Subdivision / Pixelpusher

Subdivision, Adobe Flash animation, starting with one large rectangle, which is divided into four slightly smaller rectangles, which, in turn, are divided again, and so on.
Pixelpusher, Adobe Flash animation, with pixels randomly scattered on the screen, trying to find their way back to their original position within the complete pixel art illustration.

screenshot of pixel art adobe flash animation named subdivision


Animations or so called pre-rendered animations.

Most animations calculate each image of an animation directly or in real-time in computer slang. This happens on your computer.
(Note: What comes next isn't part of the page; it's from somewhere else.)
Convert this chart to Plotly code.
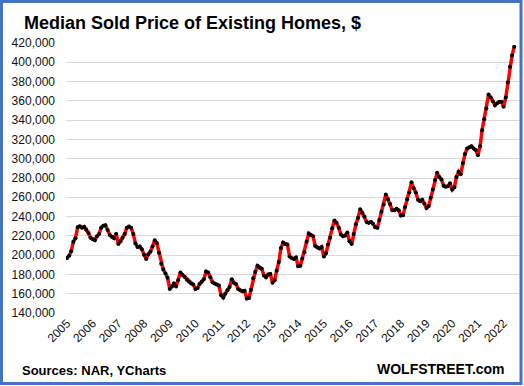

Each frame - a separate image of the animation - is calculated instantaneously.
Visual features which need a lot of calculation, such as shadows and/or reflections, are difficult to reproduce in real-time, since your browser needs your computer to perform various other calculations, too.

If the number of calculations required for rendering an image are too high, rendering the images in advance is a good option. The number of calculations for each individual frame is unlimited and may range from a few seconds to, sometimes, even hours, depending on the amount of complex calculations required. Once all the images have been calculated, they are put together into an animation; a series of images which are shown rapidly one after the other.

Most of the displayed animations are made from scratch in the programming language C. For this purpose - and out of pure curiosity - I wrote a render engine myself.

Interactive Pixel-Art

After having created a static complicated pixel-art illustration it was time to create an interactive pixel-art animation.
I was curious to know whether it was possible to combine pixel-art with Adobe Flash and, if so, how many animations could be used within Adobe Flash. The number appeared to be quite large.